Pabré : Suspicions de fraude pour conclure l’enrôlement

| 19.05.2015
Réagir
Pabré : Suspicions de fraude pour conclure l’enrôlement
© DR / Autre Presse
Pabré : Suspicions de fraude pour conclure l’enrôlement
Débutée le 12 mai 2015 dans les provinces du Kadiogo et du Houet, la révision des listes électorales y a pris fin le 18 du mois courant. Si dans l'ensemble la Commission électorale nationale indépendante (CENI) peut se satisfaire du déroulement de l'enrôlement, une fausse note, jouée à Pabré, a cependant entaché le processus aux derniers jours de l'opération : en effet, la sous-section du MPP de cette commune accuse celle du CDP d'y avoir convoyé illégalement des non-ressortissants pour se faire enrôler, « afin de leur assurer une victoire locale aux prochaines municipales ». Une affaire qui a défrayé la chronique tout le week-end passé. Nous y étions dans la journée d'hier.

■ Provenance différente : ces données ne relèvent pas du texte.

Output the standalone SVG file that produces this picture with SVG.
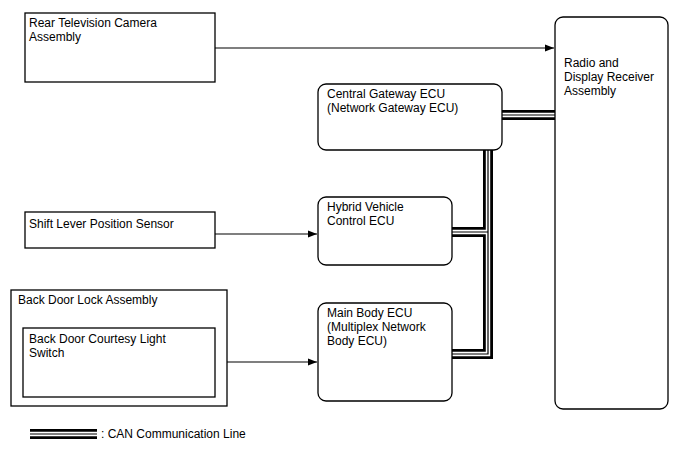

Le 3 mars 2015 à Kaya, le président de la Transition, Michel Kafando, lançait la reprise de la révision des listes électorales pour les scrutins présidentiel, législatifs et municipaux. Depuis, le processus a suivi son cours, sans à-coups majeurs à l'exception de quelques incidents vite rattrapés çà et là. Et c'est pendant que l'on s'acheminait calmement vers la fin du processus dans les provinces du Kadiogo et du Houet, que la CENI a été confrontée à une autre situation controversée dans la bourgade de Pabré située à 18 kilomètres au nord de la capitale.

En effet, un groupe d'habitants de la commune, se réclamant du Mouvement du peuple pour le progrès (MPP), a empêché l'enrôlement d'un certain nombre d'électeurs au motif qu'ils ne sont ni habitants ni ressortissants de Pabré et qu'ils y auraient été convoyés par le Congrès pour la démocratie et le progrès (CDP).

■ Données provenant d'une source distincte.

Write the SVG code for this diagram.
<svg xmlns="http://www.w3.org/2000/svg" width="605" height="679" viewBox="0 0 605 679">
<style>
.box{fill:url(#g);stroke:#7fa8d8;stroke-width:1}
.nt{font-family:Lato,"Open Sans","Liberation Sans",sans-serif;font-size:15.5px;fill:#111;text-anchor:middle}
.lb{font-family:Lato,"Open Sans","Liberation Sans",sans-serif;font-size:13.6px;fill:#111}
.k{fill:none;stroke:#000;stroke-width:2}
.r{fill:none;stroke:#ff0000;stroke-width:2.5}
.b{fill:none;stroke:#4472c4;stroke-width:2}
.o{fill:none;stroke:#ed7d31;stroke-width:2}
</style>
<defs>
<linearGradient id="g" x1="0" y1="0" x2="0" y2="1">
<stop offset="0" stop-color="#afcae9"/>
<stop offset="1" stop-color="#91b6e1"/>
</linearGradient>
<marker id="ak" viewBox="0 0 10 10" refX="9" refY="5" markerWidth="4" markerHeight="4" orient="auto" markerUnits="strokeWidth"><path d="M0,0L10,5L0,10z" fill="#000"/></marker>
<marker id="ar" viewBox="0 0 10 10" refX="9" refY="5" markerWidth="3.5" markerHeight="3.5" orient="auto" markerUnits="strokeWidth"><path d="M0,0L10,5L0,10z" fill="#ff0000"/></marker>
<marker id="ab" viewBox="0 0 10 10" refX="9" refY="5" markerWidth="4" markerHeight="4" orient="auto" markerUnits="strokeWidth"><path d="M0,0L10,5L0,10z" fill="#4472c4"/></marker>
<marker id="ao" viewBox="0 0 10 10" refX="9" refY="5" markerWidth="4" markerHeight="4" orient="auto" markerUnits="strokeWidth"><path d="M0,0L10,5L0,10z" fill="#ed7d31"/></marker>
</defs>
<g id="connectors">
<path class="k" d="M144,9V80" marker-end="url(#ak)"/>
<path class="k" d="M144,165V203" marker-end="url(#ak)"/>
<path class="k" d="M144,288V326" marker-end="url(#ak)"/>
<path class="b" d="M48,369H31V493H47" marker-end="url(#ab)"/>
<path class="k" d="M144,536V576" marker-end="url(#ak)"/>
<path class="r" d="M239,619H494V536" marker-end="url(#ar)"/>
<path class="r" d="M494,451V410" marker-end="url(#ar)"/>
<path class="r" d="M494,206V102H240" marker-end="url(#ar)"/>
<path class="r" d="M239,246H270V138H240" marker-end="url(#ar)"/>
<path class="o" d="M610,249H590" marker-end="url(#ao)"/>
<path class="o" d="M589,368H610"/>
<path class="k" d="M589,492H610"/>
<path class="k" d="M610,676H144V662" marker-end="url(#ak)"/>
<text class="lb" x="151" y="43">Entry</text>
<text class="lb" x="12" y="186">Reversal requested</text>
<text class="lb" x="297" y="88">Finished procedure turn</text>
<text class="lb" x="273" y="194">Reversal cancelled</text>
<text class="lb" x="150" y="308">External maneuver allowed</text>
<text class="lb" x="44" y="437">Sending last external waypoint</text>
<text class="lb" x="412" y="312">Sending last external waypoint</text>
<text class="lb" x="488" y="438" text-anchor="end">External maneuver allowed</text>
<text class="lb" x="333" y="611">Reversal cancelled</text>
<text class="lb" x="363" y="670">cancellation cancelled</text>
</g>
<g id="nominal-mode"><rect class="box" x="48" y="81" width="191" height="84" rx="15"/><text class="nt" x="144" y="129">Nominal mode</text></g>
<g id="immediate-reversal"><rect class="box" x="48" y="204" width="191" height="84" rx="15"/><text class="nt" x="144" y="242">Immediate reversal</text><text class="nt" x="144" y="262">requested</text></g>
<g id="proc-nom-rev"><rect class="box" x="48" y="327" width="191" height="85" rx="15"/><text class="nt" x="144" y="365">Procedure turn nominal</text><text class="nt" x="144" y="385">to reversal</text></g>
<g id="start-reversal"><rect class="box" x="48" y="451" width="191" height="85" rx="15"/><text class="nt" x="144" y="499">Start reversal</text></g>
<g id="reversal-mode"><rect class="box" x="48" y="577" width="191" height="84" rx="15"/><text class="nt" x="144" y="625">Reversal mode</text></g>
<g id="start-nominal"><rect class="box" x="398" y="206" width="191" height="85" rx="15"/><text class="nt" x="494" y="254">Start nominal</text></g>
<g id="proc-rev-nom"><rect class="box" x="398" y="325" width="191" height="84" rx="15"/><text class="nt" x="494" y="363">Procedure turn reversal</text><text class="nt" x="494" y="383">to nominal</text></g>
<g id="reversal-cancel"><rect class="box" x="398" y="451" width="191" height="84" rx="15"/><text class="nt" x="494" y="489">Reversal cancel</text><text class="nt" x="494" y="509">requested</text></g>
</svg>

Pour Joseph Zongo, c'est inadmissible que des gens viennent d'ailleurs pour choisir leur maire à Pabré. Et Pascal Nabolé du même parti de renchérir : «L'ancien maire Anatole Doamba et les siens font venir des gens de Tanghin, de Kamboinsin, de Tampouy pour se faire enrôler ici à Pabré alors qu'ils n'ont aucune attache avec la commune. Lorsqu'on a posé le problème aux gendarmes, nous avons été étonnés d'entendre le commandant de brigade, lui-même, nous dire que ces gens étaient autorisés à s'inscrire. Ils nous a même laissés entendre que si nous le voulions aussi, nous pouvions convoyer des gens à Pabré pour qu'ils s'inscrivent».

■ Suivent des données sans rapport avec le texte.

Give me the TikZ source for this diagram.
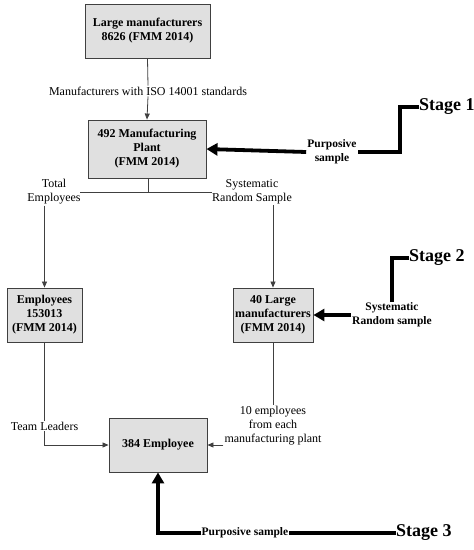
\documentclass[tikz,border=0pt]{standalone}
\usepackage{fontspec}
\setmainfont{Liberation Serif}
\usetikzlibrary{arrows.meta,positioning}
\begin{document}
\begin{tikzpicture}[x=1pt,y=-1pt,
  box/.style={draw=black!75,line width=0.9pt,fill=black!12,align=center,font=\fontsize{12}{14}\selectfont\bfseries,inner sep=0pt},
  lbl/.style={align=center,font=\fontsize{12}{14}\selectfont,inner sep=1pt},
  plbl/.style={align=center,font=\fontsize{11.5}{14}\selectfont\bfseries,inner sep=1pt},
  stg/.style={font=\fontsize{18}{20}\selectfont\bfseries,inner sep=0pt,anchor=west},
  thin/.style={draw=black!75,line width=0.8pt},
  thinarr/.style={thin,-{Triangle[length=6pt,width=5pt]}},
  thick/.style={draw=black,line width=3.8pt},
  thickarr/.style={thick,-{Triangle[length=11pt,width=12pt]}}]
\useasboundingbox (0,0) rectangle (474,550);
% boxes
\node[box,minimum width=125pt,minimum height=54pt] (b1) at (147.5,31) {Large manufacturers\\8626 (FMM 2014)};
\node[box,minimum width=118pt,minimum height=58pt] (b2) at (147,149) {492 Manufacturing\\Plant\\(FMM 2014)};
\node[box,minimum width=75pt,minimum height=54pt] (b3) at (44.5,315) {Employees\\153013\\(FMM 2014)};
\node[box,minimum width=80pt,minimum height=54pt] (b4) at (273,315) {40 Large\\manufacturers\\(FMM 2014)};
\node[box,minimum width=98pt,minimum height=54pt] (b5) at (158,445) {384 Employee};
% labels
\node[lbl,fill=white] (iso) at (148,91) {Manufacturers with ISO 14001 standards};
\node[lbl] (te) at (54,192) {Total\\Employees};
\node[lbl] (srs) at (252,192) {Systematic\\Random Sample};
\node[lbl] (tl) at (44.5,426) {Team Leaders};
\node[lbl] (emp) at (273,426) {10 employees\\from each\\manufacturing plant};
\coordinate (jl) at (80,192);
\coordinate (jr) at (212,192);
\coordinate (jc) at (148,192);
% connectors
\draw[thin] (b1.south) -- (iso.north);
\draw[thinarr] (iso.south) -- (b2.north);
\draw[thin] (b2.south -| jc) -- (jc);
\draw[thin] (jl) -- (jr);
\draw[thinarr] (te.south -| b3.north) -- (b3.north);
\draw[thinarr] (srs.south -| b4.north) -- (b4.north);
\draw[thin] (b3.south) -- (tl.north);
\draw[thinarr] (tl.south) |- (b5.west);
\draw[thin] (b4.south) -- (emp.north);
\draw[thinarr] (emp.west |- b5.east) -- (b5.east);
% stage 1
\node[stg] (s1) at (419,107) {Stage 1};
\node[plbl] (p1) at (332,152) {Purposive\\sample};
\coordinate (c1) at (400,152);
\draw[thick] (s1.west) -| (c1) -- (p1.east);
\draw[thickarr] (p1.west) -- (b2.east);
% stage 2
\node[stg] (s2) at (409,258) {Stage 2};
\node[plbl] (p2) at (392,315) {Systematic\\Random sample};
\draw[thick] (s2.west) -| (p2.north);
\draw[thickarr] (p2.west) -- (b4.east);
% stage 3
\node[stg] (s3) at (396,533) {Stage 3};
\node[plbl] (p3) at (245,533) {Purposive sample};
\draw[thick] (s3.west) -- (p3.east);
\draw[thickarr] (p3.west) -| (b5.south);
\end{tikzpicture}
\end{document}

Que pense-t-on d'une telle réponse du côté de la CENI ? Pour Roseline Bassonon, cadre d'appui, les propos du commandant de brigade peuvent s'expliquer par l'article 48 du Code électoral qui dit ceci : «Sont inscrits sur les listes électorales tous les électeurs qui ont leur domicile dans le village ou le secteur ou qui y résident depuis six mois au moins ; ceux qui ne résident pas dans le village ou le secteur et qui figurent depuis trois ans au moins sans interruption au rôle de la contribution des patentes ou qui ont des intérêts économiques et sociaux certains et qui auront déclaré vouloir y exercer leurs devoirs électoraux ; ceux qui sont assujettis à une résidence obligatoire en raison de leur fonction ou profession ; les Burkinabè résidant à l'étranger et régulièrement immatriculés à l'ambassade ou au consulat général dans le pays de leur résidence».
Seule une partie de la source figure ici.